In this field, the Management Committee welcomed the implication of the UCI to obtain EDGE certification, the reference standard to evaluate the commitment of companies and organisations to professional parity between men and women. This initiative comes on the heels of a series of other measures taken in domains such as sporting programmes, prize money, the fight against abuse, and equal representation of both genders on different bodies. The UCI, the first international sporting Federation to take this step, has reached the first level of certification (of three) and aims to reach the second level in two years. This will mean an adaptation of the Constitution and new measures within its Administrative Service.

Wishing to further strengthen the UCI’s influence in the development of cycling for all, the Management Committee approved the nomination of Mr Chris Boardman (GBR) as member of the UCI Mass Participation Events / Advocacy Commission. Mr Boardman is currently British Cycling Policy Adviser, Greater Manchester’s Walking and Cycling Commissioner, and an influential spokesman for cycling campaigns. A widely-respected former professional road and track cyclist, Olympic Champion and multiple UCI World Champion, he will contribute his precious expertise and bring about an enhanced visibility to help the commission achieve its objectives.

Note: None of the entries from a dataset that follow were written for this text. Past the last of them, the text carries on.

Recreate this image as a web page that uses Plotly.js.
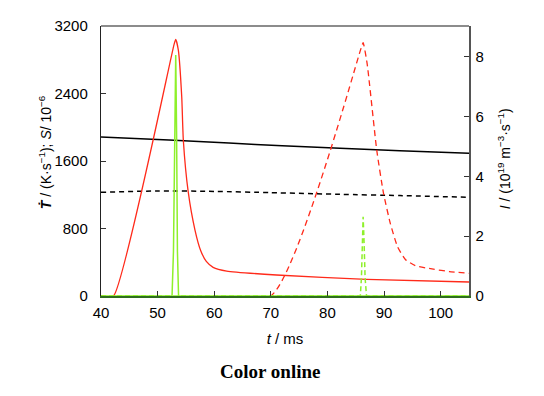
<!DOCTYPE html>
<html>
<head>
<meta charset="utf-8">
<script src="https://cdn.plot.ly/plotly-3.0.1.min.js"></script>
<style>html,body{margin:0;padding:0;background:#fff;}#chart{width:544px;height:396px;}</style>
</head>
<body>
<div id="chart"></div>
<script>
// Cooling rate T-dot (left axis), case 1 (solid) and case 2 (dashed)
const tRed1 = [40, 42.2, 52.9, 53.2, 53.66, 54.26, 54.54, 55.4, 56.6, 57.6, 58.6, 59.8, 62.2, 71, 86.9, 105];
const vRed1 = [0, 0, 2980, 3042, 2915, 2362, 1849, 1236, 782, 540, 410, 340, 295, 249, 198, 166];
const tRed2 = [40, 70, 86.0, 86.3, 87.0, 88.7, 89.9, 91.1, 92.4, 93.8, 95.5, 98.7, 101.5, 105];
const vRed2 = [0, 0, 2950, 3002, 2758, 1730, 1217, 861, 580, 430, 360, 318, 290, 269];
// Supersaturation S (left axis)
const tBlack1 = [40, 52, 62.6, 72, 82.2, 92.8, 105];
const vBlack1 = [1884, 1849, 1812, 1782, 1752, 1722, 1691];
const tBlack2 = [40, 50, 60, 70, 82.2, 92.8, 105];
const vBlack2 = [1229, 1245, 1240, 1225, 1205, 1190, 1170];
// Nucleation rate I (right axis)
const tGreen1 = [40, 52.55, 52.8, 53.0, 53.2, 53.35, 53.5, 53.7, 105];
const vGreen1 = [0, 0, 1.5, 5.5, 8.06, 5.5, 1.5, 0, 0];
const tGreen2 = [40, 85.8, 86.0, 86.15, 86.3, 86.45, 86.65, 86.9, 105];
const vGreen2 = [0, 0, 0.6, 1.9, 2.65, 1.9, 0.6, 0, 0];

const xTicks = [40, 50, 60, 70, 80, 90, 100];
const yTicks = [0, 800, 1600, 2400, 3200];
const y2Ticks = [0, 2, 4, 6, 8];

const red = '#ff2a1a', green = '#8ef02a';
const traces = [
  {x: tGreen1, y: vGreen1, yaxis: 'y2', mode: 'lines', line: {color: green, width: 1.5}},
  {x: tGreen2, y: vGreen2, yaxis: 'y2', mode: 'lines', line: {color: green, width: 1.5, dash: '5px,3px'}},
  {x: tBlack1, y: vBlack1, mode: 'lines', line: {color: '#000', width: 1.5, shape: 'spline', smoothing: 0.6}},
  {x: tBlack2, y: vBlack2, mode: 'lines', line: {color: '#000', width: 1.5, dash: '5px,4px', shape: 'spline', smoothing: 0.6}},
  {x: tRed1, y: vRed1, mode: 'lines', line: {color: red, width: 1.3, shape: 'spline', smoothing: 0.5}},
  {x: tRed2, y: vRed2, mode: 'lines', line: {color: red, width: 1.3, dash: '6px,4px', shape: 'spline', smoothing: 0.5}}
];

const font = {family: '"Liberation Sans", Arial, sans-serif', size: 15, color: '#000'};
const titleFont = {family: '"Liberation Sans", Arial, sans-serif', size: 14, color: '#000'};
const layout = {
  width: 544, height: 396,
  margin: {l: 101, r: 75, t: 26, b: 100},
  paper_bgcolor: '#fff', plot_bgcolor: '#fff',
  showlegend: false,
  font: font,
  xaxis: {
    range: [40, 105], tickvals: xTicks, ticks: 'inside', ticklen: 5, tickcolor: '#333',
    showline: true, linecolor: '#2e6e1e', linewidth: 1.5, showgrid: false, zeroline: false,
    tickfont: font, ticklabelstandoff: 2,
    title: {text: '<i>t</i> / ms', font: font, standoff: 14}
  },
  yaxis: {
    range: [0, 3200], tickvals: yTicks, ticks: 'inside', ticklen: 5, tickcolor: '#333',
    showline: true, linecolor: '#222', linewidth: 1.2, showgrid: false, zeroline: false,
    tickfont: font, ticklabelstandoff: 9
  },
  yaxis2: {
    overlaying: 'y', side: 'right', range: [0, 9.03], tickvals: y2Ticks, ticks: 'inside', ticklen: 5,
    tickcolor: '#333', showline: true, linecolor: '#555', linewidth: 1.5, showgrid: false, zeroline: false,
    tickfont: font, ticklabelstandoff: 2
  },
  shapes: [
    {type: 'line', xref: 'paper', yref: 'paper', x0: 0, x1: 1, y0: 1, y1: 1, line: {color: '#666', width: 1.5}}
  ],
  annotations: [
    {xref: 'paper', yref: 'paper', x: -0.152, y: 0.533, textangle: -90, showarrow: false,
     xanchor: 'center', yanchor: 'middle',
     text: '<b><i>Ṫ</i></b> / (K·s<sup>−1</sup>); <i>S</i>/ 10<sup>−6</sup>', font: {family: titleFont.family, size: 14, color: '#000'}},
    {xref: 'paper', yref: 'paper', x: 1.095, y: 0.51, textangle: -90, showarrow: false,
     xanchor: 'center', yanchor: 'middle',
     text: '<i>I</i> / (10<sup>19</sup> m<sup>−3</sup>·s<sup>−1</sup>)', font: titleFont},
    {xref: 'paper', yref: 'paper', x: 0.46, y: -0.28, showarrow: false, xanchor: 'center', yanchor: 'middle',
     text: '<b>Color online</b>', font: {family: '"Liberation Serif", "Times New Roman", serif', size: 19, color: '#000'}}
  ]
};
Plotly.newPlot('chart', traces, layout, {displayModeBar: false, staticPlot: true});
</script>
</body>
</html>
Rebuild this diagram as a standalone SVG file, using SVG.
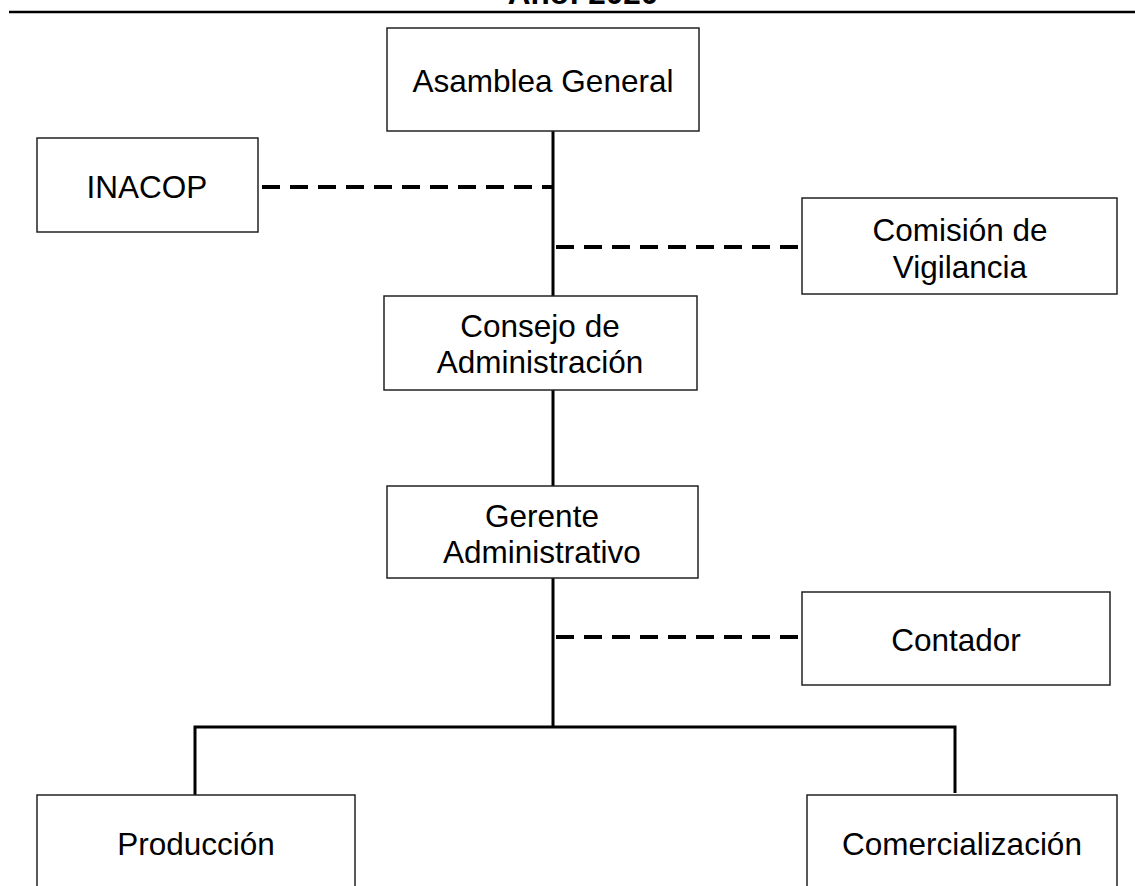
<svg xmlns="http://www.w3.org/2000/svg" width="1135" height="886" viewBox="0 0 1135 886">
<style>
.box{fill:#fff;stroke:#222;stroke-width:1.5}
.t{font-family:"Liberation Sans",Arial,sans-serif;font-size:31.5px;fill:#000;text-anchor:middle}
.solid{stroke:#000;stroke-width:3;fill:none}
.dash{stroke:#000;stroke-width:4;stroke-dasharray:18 10;fill:none}
</style>
<rect width="1135" height="886" fill="#fff"/>
<g id="title">
<text x="583" y="4" class="t" style="font-weight:bold">Año: 2020</text>
<line x1="9" y1="12" x2="1135" y2="12" stroke="#000" stroke-width="2.5"/>
</g>
<g id="connectors">
<line class="solid" x1="553" y1="131" x2="553" y2="728"/>
<line class="dash" x1="262" y1="187" x2="553" y2="187"/>
<line class="dash" x1="556" y1="247" x2="802" y2="247"/>
<line class="dash" x1="556" y1="637" x2="802" y2="637"/>
<polyline class="solid" points="195,795 195,727 955,727 955,793"/>
</g>
<g id="asamblea">
<rect class="box" x="387" y="28" width="312" height="103"/>
<text class="t" x="543" y="92">Asamblea General</text>
</g>
<g id="inacop">
<rect class="box" x="37" y="138" width="221" height="94"/>
<text class="t" x="147" y="198">INACOP</text>
</g>
<g id="comision">
<rect class="box" x="802" y="198" width="315" height="96"/>
<text class="t" x="960" y="241">Comisión de</text>
<text class="t" x="960" y="278">Vigilancia</text>
</g>
<g id="consejo">
<rect class="box" x="384" y="296" width="313" height="94"/>
<text class="t" x="540" y="337">Consejo de</text>
<text class="t" x="540" y="373">Administración</text>
</g>
<g id="gerente">
<rect class="box" x="387" y="486" width="311" height="92"/>
<text class="t" x="542" y="527">Gerente</text>
<text class="t" x="542" y="563">Administrativo</text>
</g>
<g id="contador">
<rect class="box" x="802" y="592" width="308" height="93"/>
<text class="t" x="956" y="651">Contador</text>
</g>
<g id="produccion">
<rect class="box" x="37" y="795" width="318" height="120"/>
<text class="t" x="196" y="855">Producción</text>
</g>
<g id="comercializacion">
<rect class="box" x="807" y="795" width="310" height="120"/>
<text class="t" x="962" y="855">Comercialización</text>
</g>
</svg>
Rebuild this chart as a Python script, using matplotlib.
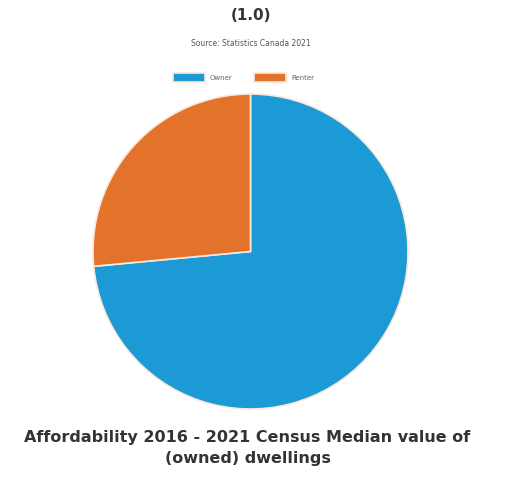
import matplotlib.pyplot as plt

labels = ['Owner', 'Renter']
shares = [73.5, 26.5]
colors = ['#1b9ad6', '#e3732b']

fig = plt.figure(figsize=(5.05, 4.78), dpi=100)
ax = fig.add_axes([93 / 505, 69 / 478, 315 / 505, 315 / 478])

wedges, _ = ax.pie(shares, colors=colors, startangle=90, counterclock=False,
                   radius=1.0, wedgeprops=dict(edgecolor='#fbe8dc', linewidth=1.2))
ax.set_xlim(-1.0, 1.0)
ax.set_ylim(-1.0, 1.0)
ax.set_aspect('equal')

fig.text(0.497, 0.968, '(1.0)', ha='center', va='center',
         fontsize=11, fontweight='bold', color='#333333')
fig.text(0.497, 0.908, 'Source: Statistics Canada 2021', ha='center', va='center',
         fontsize=5.5, color='#555555')

fig.legend(wedges, labels, loc='center', bbox_to_anchor=(0.482, 0.838), ncol=2,
           frameon=False, fontsize=5, handlelength=4.6, handleheight=1.6,
           columnspacing=3.0, handletextpad=0.8, labelcolor='#666666')

fig.text(0.49, 0.063, 'Affordability 2016 - 2021 Census Median value of\n(owned) dwellings',
         ha='center', va='center', fontsize=11.5, fontweight='bold',
         color='#333333', linespacing=1.5)

fig.savefig('out.png', dpi=100, facecolor='white')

Two guides which will contribute to the promotion of cycling have been produced in the same perspective: the first, “Children’s Cycling Education Programmes” aims to help National Federations set up initiatives for the younger generations; the second, “Cycling for All Side Events – UCI Toolkit for Event Organisers” will support organisers wishing to stage this type of popular event alongside their elite competitions.

During their meeting, the Management Committee members approved the following UCI International Calendars:

They also ratified the date of the 2022 UCI Road World Championships, awarded last September to the city of Wollongong (Australia): the event will take place from 18 to 25 September 2022.

At the end of the meeting, UCI President David Lappartient declared: “The reform of track cycling and the new organisation of professional road cycling are, along with the development of women’s cycling and cycling for all, the central elements in the process of conquering new audiences and new participants for our sport. I am delighted that these projects are progressing quickly.”

The next UCI Management Committee meeting will take place next February 1 and 2 in Dübendorf, Switzerland, during the 2020 UCI Cyclo-cross World Championships.